#### GIVEN INSTRUCTION:
Reproduce nothing but the lines from the one with "What matplotlib code" through the one with "import matplotlib.pyplot as plt", exactly and with both ends. Omit pictures.

^^^^^^^^

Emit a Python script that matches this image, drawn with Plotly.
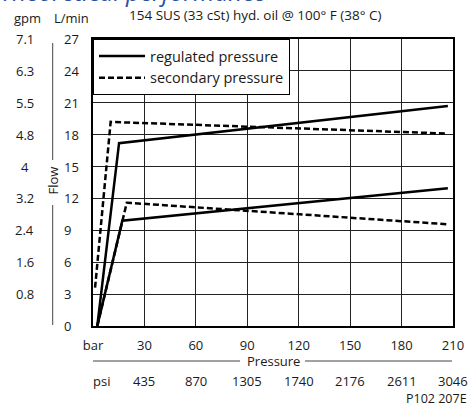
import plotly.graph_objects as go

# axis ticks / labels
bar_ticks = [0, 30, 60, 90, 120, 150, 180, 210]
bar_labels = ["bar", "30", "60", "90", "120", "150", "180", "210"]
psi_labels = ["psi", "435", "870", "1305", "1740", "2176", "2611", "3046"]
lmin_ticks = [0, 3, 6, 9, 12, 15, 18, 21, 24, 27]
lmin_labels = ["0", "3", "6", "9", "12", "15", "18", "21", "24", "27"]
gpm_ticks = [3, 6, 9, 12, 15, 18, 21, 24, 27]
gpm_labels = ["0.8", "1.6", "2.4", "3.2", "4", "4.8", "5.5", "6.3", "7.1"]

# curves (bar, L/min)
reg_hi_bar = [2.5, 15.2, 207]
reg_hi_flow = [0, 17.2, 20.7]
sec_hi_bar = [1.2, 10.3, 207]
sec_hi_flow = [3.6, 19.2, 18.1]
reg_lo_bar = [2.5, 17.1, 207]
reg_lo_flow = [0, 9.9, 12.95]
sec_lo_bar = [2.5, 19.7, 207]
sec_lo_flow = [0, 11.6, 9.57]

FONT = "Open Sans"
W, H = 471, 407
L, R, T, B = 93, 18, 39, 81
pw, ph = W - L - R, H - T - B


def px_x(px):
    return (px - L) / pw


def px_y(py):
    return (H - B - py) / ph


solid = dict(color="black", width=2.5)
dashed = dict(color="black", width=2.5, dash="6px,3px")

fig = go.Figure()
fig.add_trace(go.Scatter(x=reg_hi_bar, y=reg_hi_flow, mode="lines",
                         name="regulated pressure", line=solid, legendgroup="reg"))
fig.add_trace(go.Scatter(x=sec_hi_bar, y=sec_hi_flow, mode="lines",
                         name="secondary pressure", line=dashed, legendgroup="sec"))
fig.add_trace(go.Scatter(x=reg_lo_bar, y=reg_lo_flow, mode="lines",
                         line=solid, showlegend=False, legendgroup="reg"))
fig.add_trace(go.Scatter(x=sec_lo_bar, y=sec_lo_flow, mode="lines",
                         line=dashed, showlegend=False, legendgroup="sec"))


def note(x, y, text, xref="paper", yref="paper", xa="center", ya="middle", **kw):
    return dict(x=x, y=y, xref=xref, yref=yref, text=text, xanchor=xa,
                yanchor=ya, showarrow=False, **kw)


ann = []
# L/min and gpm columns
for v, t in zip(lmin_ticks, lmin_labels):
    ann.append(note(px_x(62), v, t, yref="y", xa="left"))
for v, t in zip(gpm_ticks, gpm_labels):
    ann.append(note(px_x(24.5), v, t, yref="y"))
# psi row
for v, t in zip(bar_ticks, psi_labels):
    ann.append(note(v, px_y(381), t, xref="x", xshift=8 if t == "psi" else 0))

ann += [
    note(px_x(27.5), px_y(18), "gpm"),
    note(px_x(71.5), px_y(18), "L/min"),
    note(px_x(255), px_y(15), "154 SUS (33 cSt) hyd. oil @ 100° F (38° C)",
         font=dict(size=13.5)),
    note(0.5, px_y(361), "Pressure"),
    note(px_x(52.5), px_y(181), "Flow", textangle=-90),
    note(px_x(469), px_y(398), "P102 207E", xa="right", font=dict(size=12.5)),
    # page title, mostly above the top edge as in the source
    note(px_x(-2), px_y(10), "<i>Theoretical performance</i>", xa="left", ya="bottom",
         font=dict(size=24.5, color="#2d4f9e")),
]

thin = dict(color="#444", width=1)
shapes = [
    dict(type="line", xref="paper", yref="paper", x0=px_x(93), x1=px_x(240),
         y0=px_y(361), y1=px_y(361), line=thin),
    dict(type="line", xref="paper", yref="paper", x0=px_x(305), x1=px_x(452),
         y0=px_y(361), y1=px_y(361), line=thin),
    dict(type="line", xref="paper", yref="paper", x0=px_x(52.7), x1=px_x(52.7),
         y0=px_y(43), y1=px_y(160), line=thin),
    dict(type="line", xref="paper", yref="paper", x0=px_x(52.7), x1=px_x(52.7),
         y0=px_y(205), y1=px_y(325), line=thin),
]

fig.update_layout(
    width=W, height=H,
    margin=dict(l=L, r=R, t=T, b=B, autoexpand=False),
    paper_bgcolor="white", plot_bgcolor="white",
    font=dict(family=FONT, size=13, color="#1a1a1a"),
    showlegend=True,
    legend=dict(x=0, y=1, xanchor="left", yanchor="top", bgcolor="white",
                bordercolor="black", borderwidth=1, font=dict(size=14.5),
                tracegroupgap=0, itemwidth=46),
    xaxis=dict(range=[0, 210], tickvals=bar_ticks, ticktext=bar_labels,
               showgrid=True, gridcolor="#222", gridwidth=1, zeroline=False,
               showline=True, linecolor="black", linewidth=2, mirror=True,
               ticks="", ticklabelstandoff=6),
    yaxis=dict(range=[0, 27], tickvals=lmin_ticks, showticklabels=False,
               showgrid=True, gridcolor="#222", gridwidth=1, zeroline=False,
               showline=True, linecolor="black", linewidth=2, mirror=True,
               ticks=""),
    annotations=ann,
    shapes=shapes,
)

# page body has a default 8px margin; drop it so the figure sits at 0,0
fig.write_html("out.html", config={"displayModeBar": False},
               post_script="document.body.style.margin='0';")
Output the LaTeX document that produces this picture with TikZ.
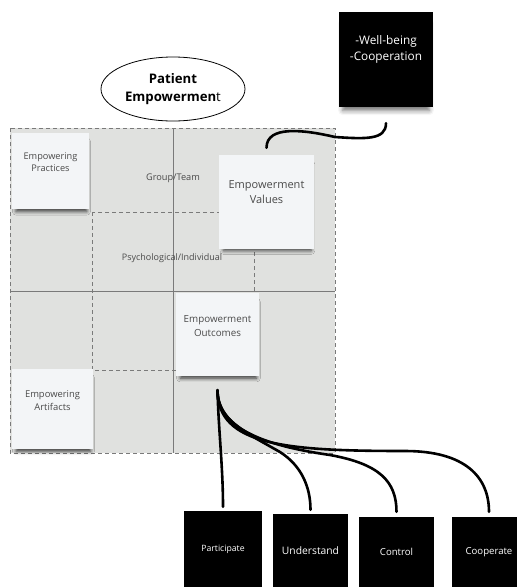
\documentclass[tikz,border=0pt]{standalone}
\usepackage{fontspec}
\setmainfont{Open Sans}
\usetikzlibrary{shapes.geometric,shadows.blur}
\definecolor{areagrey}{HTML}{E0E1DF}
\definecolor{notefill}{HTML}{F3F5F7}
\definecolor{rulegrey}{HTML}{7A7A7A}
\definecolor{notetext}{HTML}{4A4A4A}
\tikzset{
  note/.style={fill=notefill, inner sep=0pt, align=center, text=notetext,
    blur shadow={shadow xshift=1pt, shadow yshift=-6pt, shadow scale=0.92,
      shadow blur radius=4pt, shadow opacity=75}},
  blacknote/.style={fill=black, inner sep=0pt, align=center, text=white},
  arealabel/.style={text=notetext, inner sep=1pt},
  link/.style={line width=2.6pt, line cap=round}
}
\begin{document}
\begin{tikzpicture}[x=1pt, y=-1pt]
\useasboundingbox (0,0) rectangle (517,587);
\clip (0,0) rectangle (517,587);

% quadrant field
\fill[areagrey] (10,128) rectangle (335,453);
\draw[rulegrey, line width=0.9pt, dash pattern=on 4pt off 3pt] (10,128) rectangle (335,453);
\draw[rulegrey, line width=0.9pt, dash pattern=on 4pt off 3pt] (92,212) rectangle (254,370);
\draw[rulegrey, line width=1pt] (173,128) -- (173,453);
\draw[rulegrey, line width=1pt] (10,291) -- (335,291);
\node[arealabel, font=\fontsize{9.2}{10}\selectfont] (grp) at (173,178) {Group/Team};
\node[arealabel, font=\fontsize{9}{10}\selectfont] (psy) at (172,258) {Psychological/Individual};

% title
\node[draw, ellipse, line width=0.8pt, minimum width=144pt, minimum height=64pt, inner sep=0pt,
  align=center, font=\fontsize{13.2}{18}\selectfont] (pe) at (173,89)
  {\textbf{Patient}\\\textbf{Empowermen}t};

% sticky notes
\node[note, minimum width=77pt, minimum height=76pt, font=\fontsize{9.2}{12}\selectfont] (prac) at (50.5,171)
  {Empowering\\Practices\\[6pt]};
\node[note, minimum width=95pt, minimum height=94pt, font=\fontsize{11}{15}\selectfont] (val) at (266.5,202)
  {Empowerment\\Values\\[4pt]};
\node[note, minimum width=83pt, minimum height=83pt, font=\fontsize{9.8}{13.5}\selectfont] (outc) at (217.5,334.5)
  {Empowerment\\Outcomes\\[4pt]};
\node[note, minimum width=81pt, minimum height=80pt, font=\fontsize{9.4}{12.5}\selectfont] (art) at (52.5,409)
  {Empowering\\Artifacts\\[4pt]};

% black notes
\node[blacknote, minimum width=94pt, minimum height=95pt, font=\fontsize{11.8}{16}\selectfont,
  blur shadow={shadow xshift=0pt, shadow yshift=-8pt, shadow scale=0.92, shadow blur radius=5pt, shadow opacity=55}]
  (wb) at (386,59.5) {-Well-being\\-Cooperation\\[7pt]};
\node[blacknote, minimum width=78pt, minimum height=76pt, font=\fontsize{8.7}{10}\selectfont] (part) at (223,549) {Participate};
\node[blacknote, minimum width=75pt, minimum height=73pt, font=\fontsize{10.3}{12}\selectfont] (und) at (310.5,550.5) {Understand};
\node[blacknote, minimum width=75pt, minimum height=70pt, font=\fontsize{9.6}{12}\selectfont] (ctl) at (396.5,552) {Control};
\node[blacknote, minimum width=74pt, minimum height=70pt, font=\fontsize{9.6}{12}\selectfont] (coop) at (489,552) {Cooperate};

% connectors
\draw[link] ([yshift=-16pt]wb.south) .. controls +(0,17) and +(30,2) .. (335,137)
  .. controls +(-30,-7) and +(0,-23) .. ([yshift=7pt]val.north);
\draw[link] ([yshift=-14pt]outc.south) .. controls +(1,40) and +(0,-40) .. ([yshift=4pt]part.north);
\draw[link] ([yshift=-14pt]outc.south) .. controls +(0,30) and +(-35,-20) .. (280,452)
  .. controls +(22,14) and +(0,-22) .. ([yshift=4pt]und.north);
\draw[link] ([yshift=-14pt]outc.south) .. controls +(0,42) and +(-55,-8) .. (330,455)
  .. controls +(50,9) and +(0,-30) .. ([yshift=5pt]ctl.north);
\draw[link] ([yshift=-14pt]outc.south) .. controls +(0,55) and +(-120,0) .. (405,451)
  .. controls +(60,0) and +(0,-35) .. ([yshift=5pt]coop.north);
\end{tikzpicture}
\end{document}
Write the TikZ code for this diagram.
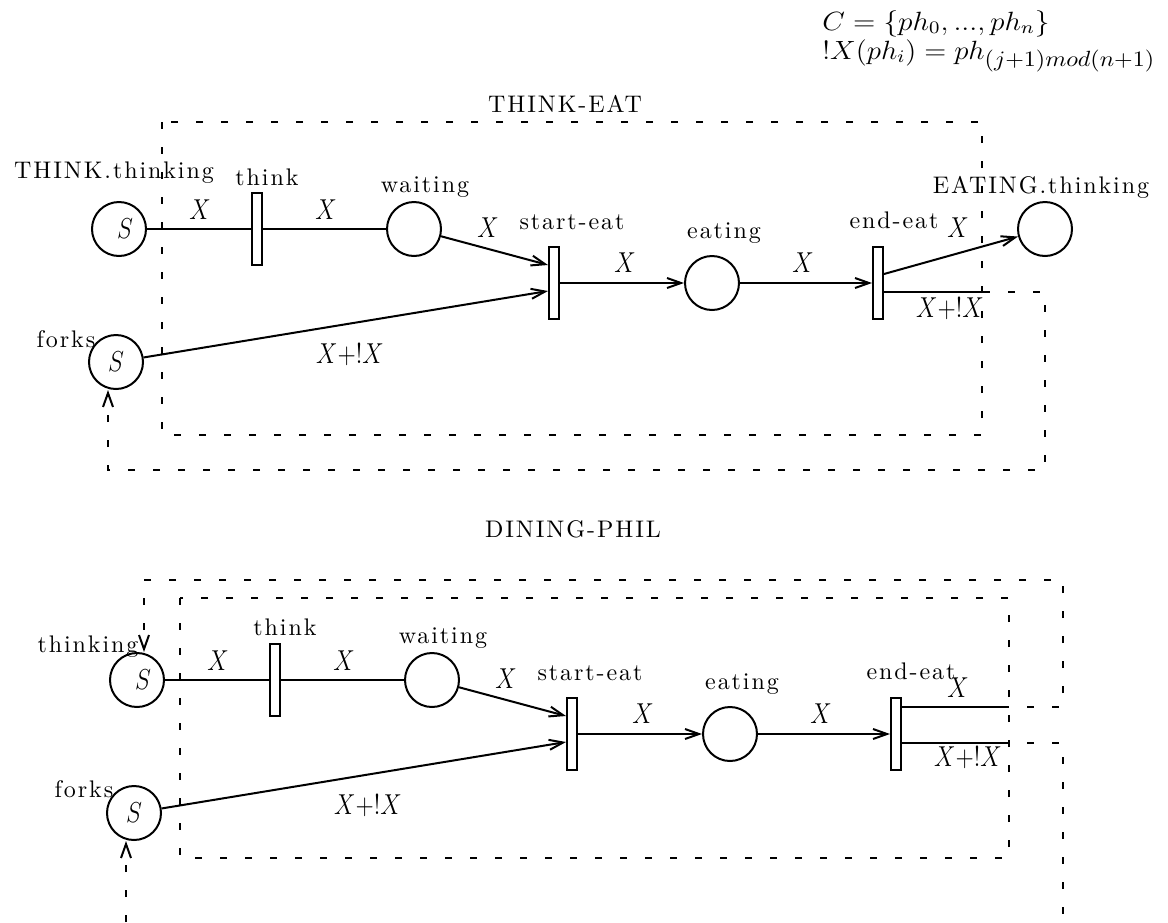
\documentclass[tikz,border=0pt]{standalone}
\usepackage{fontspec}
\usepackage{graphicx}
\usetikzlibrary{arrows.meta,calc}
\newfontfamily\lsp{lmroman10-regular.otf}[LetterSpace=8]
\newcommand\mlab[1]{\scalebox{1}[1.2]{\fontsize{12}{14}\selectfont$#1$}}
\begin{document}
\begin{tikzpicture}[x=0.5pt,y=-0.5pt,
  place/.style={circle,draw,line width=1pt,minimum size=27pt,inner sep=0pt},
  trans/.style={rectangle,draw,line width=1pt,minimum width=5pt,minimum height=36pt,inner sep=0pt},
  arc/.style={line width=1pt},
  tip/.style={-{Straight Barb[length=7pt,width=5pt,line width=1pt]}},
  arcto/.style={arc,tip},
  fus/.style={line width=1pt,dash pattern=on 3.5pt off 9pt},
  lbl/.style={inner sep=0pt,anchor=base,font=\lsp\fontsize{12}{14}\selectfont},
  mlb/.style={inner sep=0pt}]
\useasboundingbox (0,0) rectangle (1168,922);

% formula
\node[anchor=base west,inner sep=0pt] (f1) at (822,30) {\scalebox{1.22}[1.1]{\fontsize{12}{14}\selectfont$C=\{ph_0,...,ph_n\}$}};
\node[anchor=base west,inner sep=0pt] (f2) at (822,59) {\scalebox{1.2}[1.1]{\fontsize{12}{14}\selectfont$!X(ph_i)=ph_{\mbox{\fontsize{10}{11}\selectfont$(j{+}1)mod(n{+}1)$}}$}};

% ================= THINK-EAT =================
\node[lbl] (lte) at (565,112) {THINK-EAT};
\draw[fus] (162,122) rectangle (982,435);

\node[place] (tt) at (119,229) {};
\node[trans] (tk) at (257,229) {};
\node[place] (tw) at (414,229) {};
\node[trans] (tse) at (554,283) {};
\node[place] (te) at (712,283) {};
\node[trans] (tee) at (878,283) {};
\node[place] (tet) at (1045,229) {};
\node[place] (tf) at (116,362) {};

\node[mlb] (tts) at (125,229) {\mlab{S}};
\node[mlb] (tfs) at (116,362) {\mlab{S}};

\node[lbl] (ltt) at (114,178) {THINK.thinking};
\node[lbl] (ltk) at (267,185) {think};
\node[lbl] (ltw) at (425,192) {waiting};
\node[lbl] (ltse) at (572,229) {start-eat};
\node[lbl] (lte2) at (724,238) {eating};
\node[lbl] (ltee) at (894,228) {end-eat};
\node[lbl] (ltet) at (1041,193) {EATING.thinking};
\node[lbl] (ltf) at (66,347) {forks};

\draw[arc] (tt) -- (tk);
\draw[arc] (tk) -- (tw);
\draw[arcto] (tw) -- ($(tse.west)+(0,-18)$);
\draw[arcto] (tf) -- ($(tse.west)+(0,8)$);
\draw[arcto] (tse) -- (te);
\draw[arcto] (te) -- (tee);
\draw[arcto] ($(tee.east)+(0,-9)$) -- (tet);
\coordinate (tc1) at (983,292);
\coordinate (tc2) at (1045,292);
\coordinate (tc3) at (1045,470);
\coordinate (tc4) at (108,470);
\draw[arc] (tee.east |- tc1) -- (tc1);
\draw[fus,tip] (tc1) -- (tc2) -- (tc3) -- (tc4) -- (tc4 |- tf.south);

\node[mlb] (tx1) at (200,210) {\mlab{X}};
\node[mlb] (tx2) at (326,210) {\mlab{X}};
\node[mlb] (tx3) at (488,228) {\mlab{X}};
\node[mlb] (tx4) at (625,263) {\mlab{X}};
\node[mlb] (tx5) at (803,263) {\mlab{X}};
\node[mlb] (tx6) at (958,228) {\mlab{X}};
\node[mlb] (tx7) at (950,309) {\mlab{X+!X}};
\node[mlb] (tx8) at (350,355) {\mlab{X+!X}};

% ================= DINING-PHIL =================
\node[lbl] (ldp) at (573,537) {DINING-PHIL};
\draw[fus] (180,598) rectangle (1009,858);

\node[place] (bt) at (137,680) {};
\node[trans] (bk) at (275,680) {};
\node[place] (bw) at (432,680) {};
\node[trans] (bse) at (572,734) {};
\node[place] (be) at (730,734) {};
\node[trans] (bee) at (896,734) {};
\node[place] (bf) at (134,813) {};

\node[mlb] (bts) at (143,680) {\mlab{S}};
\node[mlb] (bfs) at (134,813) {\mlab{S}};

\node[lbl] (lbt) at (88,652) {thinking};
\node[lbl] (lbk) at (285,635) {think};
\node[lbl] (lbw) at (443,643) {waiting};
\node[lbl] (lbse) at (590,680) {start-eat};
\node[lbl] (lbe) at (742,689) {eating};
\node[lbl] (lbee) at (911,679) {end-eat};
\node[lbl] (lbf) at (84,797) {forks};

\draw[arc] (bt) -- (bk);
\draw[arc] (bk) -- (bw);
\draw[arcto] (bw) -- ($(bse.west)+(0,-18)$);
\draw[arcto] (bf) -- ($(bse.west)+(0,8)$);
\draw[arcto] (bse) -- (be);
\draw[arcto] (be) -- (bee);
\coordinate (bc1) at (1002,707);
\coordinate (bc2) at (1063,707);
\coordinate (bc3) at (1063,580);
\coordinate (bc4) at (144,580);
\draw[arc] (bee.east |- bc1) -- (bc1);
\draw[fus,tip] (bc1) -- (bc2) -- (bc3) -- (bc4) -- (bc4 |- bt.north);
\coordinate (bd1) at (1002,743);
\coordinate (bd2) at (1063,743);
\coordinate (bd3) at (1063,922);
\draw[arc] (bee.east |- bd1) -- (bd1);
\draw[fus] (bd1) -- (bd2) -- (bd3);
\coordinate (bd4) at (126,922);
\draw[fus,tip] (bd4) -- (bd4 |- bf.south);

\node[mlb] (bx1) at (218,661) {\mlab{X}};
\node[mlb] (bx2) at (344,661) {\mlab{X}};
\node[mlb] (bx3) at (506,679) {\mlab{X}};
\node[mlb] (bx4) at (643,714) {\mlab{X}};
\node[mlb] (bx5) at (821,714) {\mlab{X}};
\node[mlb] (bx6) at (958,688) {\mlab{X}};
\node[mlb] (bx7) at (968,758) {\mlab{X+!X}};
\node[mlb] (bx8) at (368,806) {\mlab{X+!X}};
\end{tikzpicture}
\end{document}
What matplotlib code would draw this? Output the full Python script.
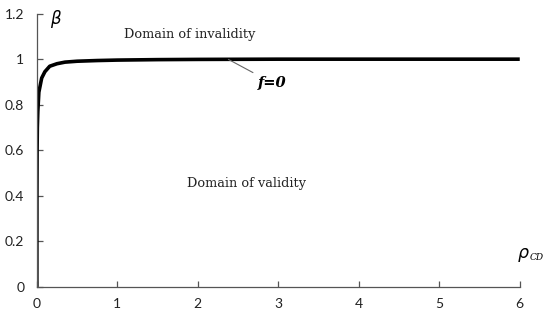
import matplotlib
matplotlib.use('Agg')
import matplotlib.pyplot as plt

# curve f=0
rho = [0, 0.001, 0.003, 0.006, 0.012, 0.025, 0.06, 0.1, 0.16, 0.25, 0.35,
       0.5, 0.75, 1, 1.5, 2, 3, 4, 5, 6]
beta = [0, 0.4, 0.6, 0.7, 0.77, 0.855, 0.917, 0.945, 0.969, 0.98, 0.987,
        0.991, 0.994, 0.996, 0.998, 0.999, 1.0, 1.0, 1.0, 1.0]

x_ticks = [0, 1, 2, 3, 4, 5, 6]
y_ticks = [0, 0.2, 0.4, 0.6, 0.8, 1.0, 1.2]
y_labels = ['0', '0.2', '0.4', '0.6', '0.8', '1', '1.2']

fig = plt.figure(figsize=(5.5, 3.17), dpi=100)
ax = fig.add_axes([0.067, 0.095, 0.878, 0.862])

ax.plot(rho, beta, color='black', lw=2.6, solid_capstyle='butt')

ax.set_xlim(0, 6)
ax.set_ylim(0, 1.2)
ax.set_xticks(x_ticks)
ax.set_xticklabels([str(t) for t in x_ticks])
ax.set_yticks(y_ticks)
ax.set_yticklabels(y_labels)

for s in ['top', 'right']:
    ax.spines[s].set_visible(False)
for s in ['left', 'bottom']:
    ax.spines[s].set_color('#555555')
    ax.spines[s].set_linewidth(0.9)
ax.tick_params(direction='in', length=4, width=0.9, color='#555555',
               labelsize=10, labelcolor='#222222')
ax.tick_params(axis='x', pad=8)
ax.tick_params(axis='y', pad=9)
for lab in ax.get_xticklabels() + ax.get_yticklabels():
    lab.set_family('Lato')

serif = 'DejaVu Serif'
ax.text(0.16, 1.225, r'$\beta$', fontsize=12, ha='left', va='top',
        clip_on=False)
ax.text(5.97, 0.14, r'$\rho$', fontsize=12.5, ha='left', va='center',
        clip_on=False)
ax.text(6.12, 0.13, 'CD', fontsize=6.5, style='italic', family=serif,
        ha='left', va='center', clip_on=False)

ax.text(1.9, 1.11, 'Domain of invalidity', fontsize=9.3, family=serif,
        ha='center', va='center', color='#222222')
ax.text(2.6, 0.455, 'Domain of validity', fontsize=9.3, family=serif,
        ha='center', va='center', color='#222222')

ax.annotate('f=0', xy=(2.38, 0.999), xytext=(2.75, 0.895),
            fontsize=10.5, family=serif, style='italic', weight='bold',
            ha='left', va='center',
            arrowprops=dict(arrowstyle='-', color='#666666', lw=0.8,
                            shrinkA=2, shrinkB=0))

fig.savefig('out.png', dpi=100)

^^^^^^^^

#### THE OUTPUT:
What matplotlib code would draw this? Output the full Python script.
import matplotlib
matplotlib.use('Agg')
import matplotlib.pyplot as plt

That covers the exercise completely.